• DIRECTIVE: Whenever a line below holds the word "this", copy that line.

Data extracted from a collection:
— start —

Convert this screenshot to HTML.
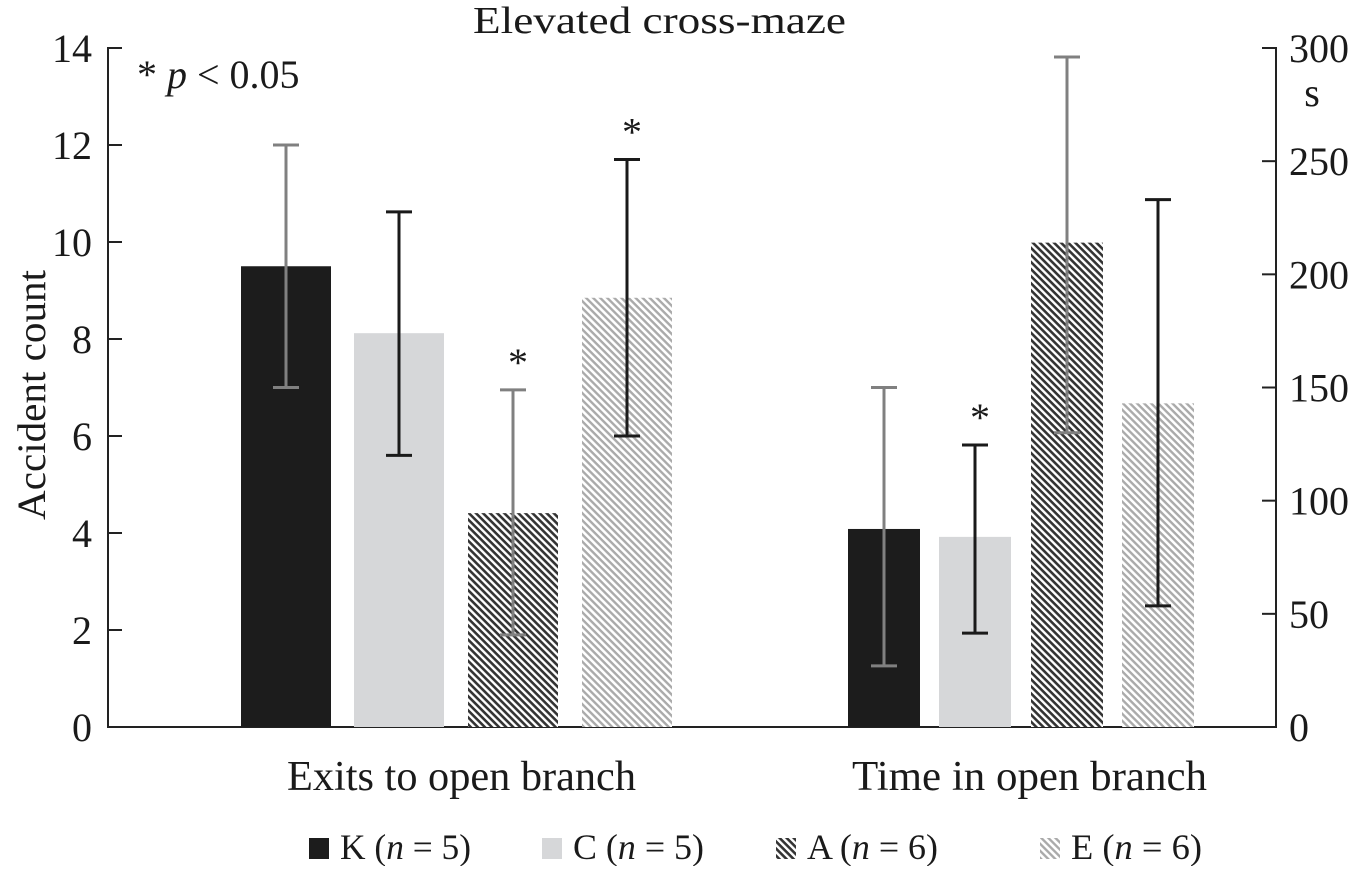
<!DOCTYPE html>
<html><head><meta charset="utf-8"><style>
body{margin:0;background:#fff}
svg text{font-family:"Liberation Serif",serif;fill:#1a1a1a}
</style></head><body>
<svg id="chart" width="1350" height="866">
<defs>
<pattern id="hatchA" width="5" height="5" patternUnits="userSpaceOnUse" patternTransform="rotate(45)"><rect width="5" height="5" fill="#fff"/><rect width="5" height="2.6" fill="#333"/></pattern>
<pattern id="hatchE" width="5" height="5" patternUnits="userSpaceOnUse" patternTransform="rotate(45)"><rect width="5" height="5" fill="#fff"/><rect width="5" height="2.4" fill="#aaa"/></pattern>
</defs>
<g id="g"></g>
</svg>
<script>
const groups=["Exits to open branch","Time in open branch"];
const seriesNames=["K","C","A","E"];
const nLabels=["5","5","6","6"];
const exitsVals=[9.5,8.12,4.41,8.85];
const exitsHi=[12.0,10.62,6.95,11.7];
const exitsLo=[7.0,5.6,1.9,6.0];
const timeVals=[87.5,84,214,143];
const timeHi=[150,124.6,296,233];
const timeLo=[27,41.5,130,53.5];
const leftTicks=[0,2,4,6,8,10,12,14];
const rightTicks=[0,50,100,150,200,250,300];
const sigExits=[false,false,true,true];
const sigTime=[false,true,false,false];

const NS="http://www.w3.org/2000/svg";
const g=document.getElementById('g');
function el(t,a,txt){const e=document.createElementNS(NS,t);for(const k in a)e.setAttribute(k,a[k]);if(txt!==undefined)e.textContent=txt;g.appendChild(e);return e;}
const y0=727,y1=48;
const yL=v=>y0-(v/14)*(y0-y1);
const yR=v=>y0-(v/300)*(y0-y1);
const fills=["#1c1c1c","#d6d7d9","url(#hatchA)","url(#hatchE)"];
const errColors=["#808080","#1a1a1a","#808080","#1a1a1a"];
const LX=108,RX=1276;

let e;
e=el('line',{x1:LX,y1:47,x2:LX,y2:728,stroke:'#222','stroke-width':2});

e=el('line',{x1:RX,y1:47,x2:RX,y2:728,stroke:'#222','stroke-width':2});

e=el('line',{x1:LX,y1:727,x2:RX,y2:727,stroke:'#222','stroke-width':2});

leftTicks.forEach(t=>{
  const y=yL(t);
  e=el('line',{x1:LX,y1:y,x2:LX+14,y2:y,stroke:'#222','stroke-width':2});
  
  e=el('text',{x:92,y:y+14,'text-anchor':'end','font-size':40},String(t));
  
});
rightTicks.forEach(t=>{
  const y=yR(t);
  e=el('line',{x1:RX-14,y1:y,x2:RX,y2:y,stroke:'#222','stroke-width':2});
  
  e=el('text',{x:1289,y:y+14,'font-size':40},String(t));
  
});
e=el('text',{x:1312,y:106,'font-size':40,'text-anchor':'middle'},'s');

e=el('text',{x:0,y:0,'font-size':40,'text-anchor':'middle',textLength:250,lengthAdjust:'spacingAndGlyphs',transform:'translate(45,395) rotate(-90)'},'Accident count');

e=el('text',{x:473,y:33,'font-size':38,textLength:373,lengthAdjust:'spacingAndGlyphs'},'Elevated cross-maze');

e=el('text',{x:137,y:88,'font-size':40},'');
e.innerHTML='* <tspan font-style="italic">p</tspan> &lt; 0.05';


function drawGroup(vals,hi,lo,sig,scale,centers,w,name){
  vals.forEach((v,i)=>{
    const cx=centers[i],top=scale(v);
    let r=el('rect',{x:cx-w/2,y:top,width:w,height:y0-top,fill:fills[i]});
    
    
    const yh=scale(hi[i]),yl=scale(lo[i]),c=errColors[i];
    let l=el('line',{x1:cx,y1:yh,x2:cx,y2:yl,stroke:c,'stroke-width':3});
    
    
    [yh,yl].forEach(yy=>{
      let cap=el('line',{x1:cx-13,y1:yy,x2:cx+13,y2:yy,stroke:c,'stroke-width':3});
      
      
    });
    if(sig[i]){
      let s=el('text',{x:cx+5,y:yh-14,'font-size':40,'text-anchor':'middle'},'*');
      
      
    }
  });
}
drawGroup(exitsVals,exitsHi,exitsLo,sigExits,yL,[286,399,513,627],90,'exits');
drawGroup(timeVals,timeHi,timeLo,sigTime,yR,[884,975,1067,1158],72,'time');

e=el('text',{x:287,y:790,'font-size':42,textLength:349,lengthAdjust:'spacingAndGlyphs'},groups[0]);

e=el('text',{x:852,y:790,'font-size':42,textLength:355,lengthAdjust:'spacingAndGlyphs'},groups[1]);


const legX=[309,542,776,1040];
seriesNames.forEach((s,i)=>{
  let r=el('rect',{x:legX[i],y:838,width:20,height:21,fill:fills[i]});
  
  
  let t=el('text',{x:legX[i]+31,y:859,'font-size':36,textLength:131,lengthAdjust:'spacingAndGlyphs'},'');
  t.innerHTML=s+' (<tspan font-style="italic">n</tspan> = '+nLabels[i]+')';
  
  
});
</script>
</body></html>
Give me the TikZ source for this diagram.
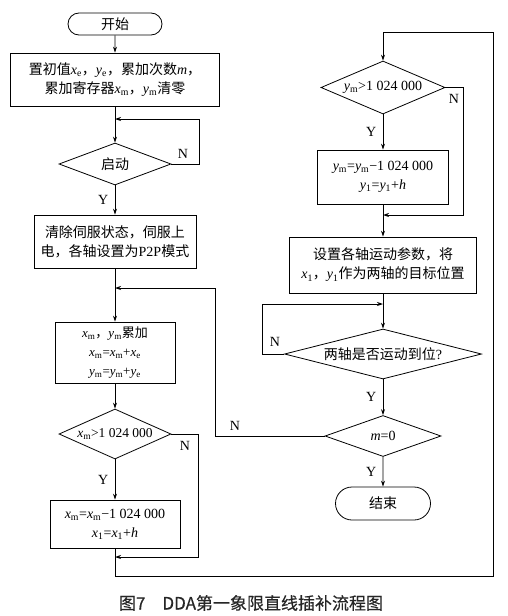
\documentclass[tikz,border=0pt]{standalone}
\usepackage{fontspec}
\setmainfont{Noto Sans CJK SC}
\newfontfamily\tnr{Liberation Serif}
\newfontfamily\capfont[FakeBold=0.4]{Noto Sans CJK SC}
\usetikzlibrary{positioning,shapes.geometric,shapes.misc,arrows.meta}
\tikzset{>={Stealth[length=6pt,width=4pt]}}
\newcommand\vs[2]{{\tnr\textit{#1}\textsubscript{#2}}}
\newcommand\vi[1]{{\tnr\textit{#1}}}
\newcommand\tn[1]{{\tnr #1}}
\begin{document}
\begin{tikzpicture}[x=1pt,y=-1pt,line width=0.8pt,
  every node/.style={font=\fontsize{14}{19}\selectfont},
  proc/.style={draw,rectangle,align=center,inner sep=0pt},
  test/.style={draw,diamond,inner sep=0pt},
  term/.style={draw,rounded rectangle,inner sep=0pt},
  yn/.style={font=\tnr\fontsize{14}{14}\selectfont}]
\useasboundingbox (0,0) rectangle (508,616);
% left column
\node[term,minimum width=94pt,minimum height=22pt] (start) at (115,24) {开始};
\node[proc,minimum width=209pt,minimum height=53pt] (init) at (115,79.5) {置初值\vs{x}{e}，\vs{y}{e}，累加次数\vi{m}，\\累加寄存器\vs{x}{m}，\vs{y}{m}清零};
\node[test,minimum width=112pt,minimum height=42pt,aspect=2.67] (go) at (115,164) {启动};
\node[proc,minimum width=162pt,minimum height=53pt] (servo) at (115,241.5) {清除伺服状态，伺服上\\电，各轴设置为\tn{P2P}模式};
\node[proc,minimum width=120pt,minimum height=61pt,font=\fontsize{13}{19}\selectfont] (acc) at (115,352.5) {\vs{x}{m}，\vs{y}{m}累加\\\vs{x}{m}\tn{=}\vs{x}{m}\tn{+}\vs{x}{e}\\\vs{y}{m}\tn{=}\vs{y}{m}\tn{+}\vs{y}{e}};
\node[test,minimum width=112pt,minimum height=50pt,aspect=2.24,font=\fontsize{13.5}{16}\selectfont] (xover) at (115,434) {\vs{x}{m}\tn{>1 024 000}};
\node[proc,minimum width=130pt,minimum height=48pt] (xstep) at (115,524) {\vs{x}{m}\tn{=}\vs{x}{m}\tn{−1 024 000}\\\vs{x}{1}\tn{=}\vs{x}{1}\tn{+}\vi{h}};
% right column
\node[test,minimum width=124pt,minimum height=53pt,aspect=2.34] (yover) at (383,87.5) {\vs{y}{m}\tn{>1 024 000}};
\node[proc,minimum width=131pt,minimum height=54pt] (ystep) at (383,177) {\vs{y}{m}\tn{=}\vs{y}{m}\tn{−1 024 000}\\\vs{y}{1}\tn{=}\vs{y}{1}\tn{+}\vi{h}};
\node[proc,minimum width=187pt,minimum height=56pt] (setp) at (383,265) {设置各轴运动参数，将\\\vs{x}{1}，\vs{y}{1}作为两轴的目标位置};
\node[test,minimum width=197pt,minimum height=50pt,aspect=3.94] (arrive) at (383,354) {两轴是否运动到位\tn{?}};
\node[test,minimum width=116pt,minimum height=41pt,aspect=2.83] (mzero) at (383,436) {\vi{m}\tn{=0}};
\node[term,minimum width=95pt,minimum height=33pt] (stop) at (383,503.5) {结束};
% joins
\coordinate (j1) at (115,119);
\coordinate (j2) at (115,288);
\coordinate (j3) at (115,557);
\coordinate (j4) at (383,215);
\coordinate (j5) at (383,304);
\coordinate (b1) at (115,576);
\coordinate (b2) at (493,32);
\draw[->] (start) -- (init);
\draw[->] (init) -- (go);
\draw[->] (go.east) -- ++(28,0) |- (j1);
\node[yn] at (183,154) {N};
\draw[->] (go) -- node[yn,left=3pt] {Y} (servo);
\draw[->] (servo) -- (acc);
\draw[->] (acc) -- (xover);
\draw[->] (xover) -- node[yn,left=3pt] {Y} (xstep);
\draw[->] (xover.east) -- ++(27,0) |- (j3);
\node[yn] at (185,446) {N};
\draw[->] (xstep) -- (b1) -| (b2) -| (yover);
\draw[->] (yover) -- node[yn,left=3pt] {Y} (ystep);
\draw[->] (yover.east) -- ++(18,0) |- (j4);
\node[yn] at (454,99) {N};
\draw[->] (ystep) -- (setp);
\draw[->] (setp) -- (arrive);
\draw[->] (arrive.west) -- ++(-22,0) |- (j5);
\node[yn] at (275,342) {N};
\draw[->] (arrive) -- node[yn,left=3pt] {Y} (mzero);
\draw[->] (mzero) -- node[yn,left=3pt] {Y} (stop);
\draw[->] (mzero.west) -- ++(-109,0) |- (j2);
\node[yn] at (235,426) {N};
% caption
\node[font=\capfont\fontsize{17}{17}\selectfont,text=black!85] (cap) at (251,603) {图7\quad DDA第一象限直线插补流程图};
\end{tikzpicture}
\end{document}
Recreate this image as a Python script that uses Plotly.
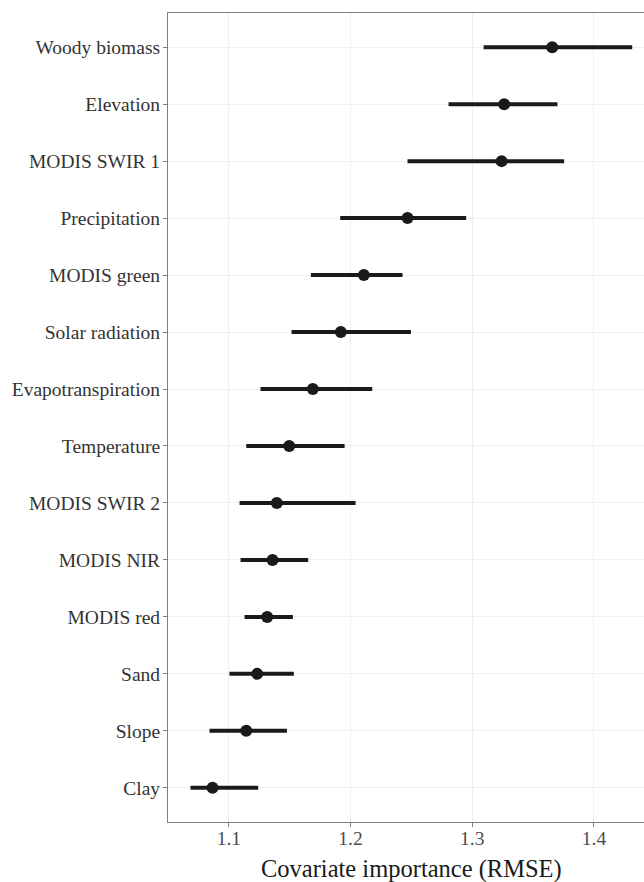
import plotly.graph_objects as go

covariates = ["Woody biomass", "Elevation", "MODIS SWIR 1", "Precipitation", "MODIS green",
              "Solar radiation", "Evapotranspiration", "Temperature", "MODIS SWIR 2",
              "MODIS NIR", "MODIS red", "Sand", "Slope", "Clay"]
rmse = [1.3657, 1.3262, 1.3241, 1.2468, 1.2109, 1.1920, 1.1690, 1.1496, 1.1394,
        1.1359, 1.1315, 1.1233, 1.1143, 1.0866]
lower = [1.3093, 1.2805, 1.2468, 1.1915, 1.1674, 1.1515, 1.1260, 1.1143, 1.1088,
         1.1096, 1.1129, 1.1005, 1.0841, 1.0685]
upper = [1.4314, 1.3700, 1.3755, 1.2950, 1.2427, 1.2496, 1.2178, 1.1951, 1.2041,
         1.1652, 1.1526, 1.1534, 1.1477, 1.1241]
x_ticks = [1.1, 1.2, 1.3, 1.4]
x_ticklabels = ["1.1", "1.2", "1.3", "1.4"]
x_title = "Covariate importance (RMSE)"

err_plus = [u - m for u, m in zip(upper, rmse)]
err_minus = [m - l for m, l in zip(rmse, lower)]

FONT = "Liberation Serif, Times New Roman, serif"

fig = go.Figure()
fig.add_trace(go.Scatter(
    x=rmse, y=covariates, mode="markers",
    marker=dict(size=12, color="#1a1a1a"),
    error_x=dict(type="data", symmetric=False, array=err_plus, arrayminus=err_minus,
                 thickness=4, width=0, color="#1a1a1a"),
    showlegend=False,
))

fig.update_layout(
    width=644, height=882,
    margin=dict(l=168, r=0, t=13, b=60, pad=0, autoexpand=False),
    plot_bgcolor="white", paper_bgcolor="white",
    font=dict(family=FONT, color="#333333"),
)
fig.add_annotation(
    text=x_title, xref="paper", yref="paper", x=0.5, y=0,
    xanchor="center", yanchor="middle", xshift=5, yshift=-47, showarrow=False,
    font=dict(size=24.5, color="#1a1a1a", family=FONT),
)
fig.update_xaxes(
    range=[1.05, 1.4411], tickvals=x_ticks, ticktext=x_ticklabels,
    automargin=False,
    showgrid=True, gridcolor="#efefef", gridwidth=1, zeroline=False,
    showline=True, linecolor="#7f7f7f", linewidth=1, mirror=True,
    ticks="outside", ticklen=4, tickcolor="#7f7f7f",
    ticklabelstandoff=-5,
    tickfont=dict(size=19.5, color="#4d4d4d", family=FONT),
)
fig.update_yaxes(
    type="category", categoryorder="array", categoryarray=covariates[::-1],
    range=[-0.6, 13.6], automargin=False,
    showgrid=True, gridcolor="#efefef", gridwidth=1, zeroline=False,
    showline=True, linecolor="#7f7f7f", linewidth=1, mirror=False,
    ticks="outside", ticklen=4, tickcolor="#7f7f7f",
    ticklabelstandoff=-1,
    tickfont=dict(size=19.5, color="#333333", family=FONT),
)

fig.write_html(
    "out.html",
    config={"displayModeBar": False},
    post_script="document.body.style.margin='0';document.body.style.padding='0';"
                "document.body.style.overflow='hidden';",
)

— end —

• RESULT OF THE EXERCISE:
Convert this screenshot to HTML.
Give me the TikZ source for this diagram.
Recreate this image as a Python script that uses Plotly.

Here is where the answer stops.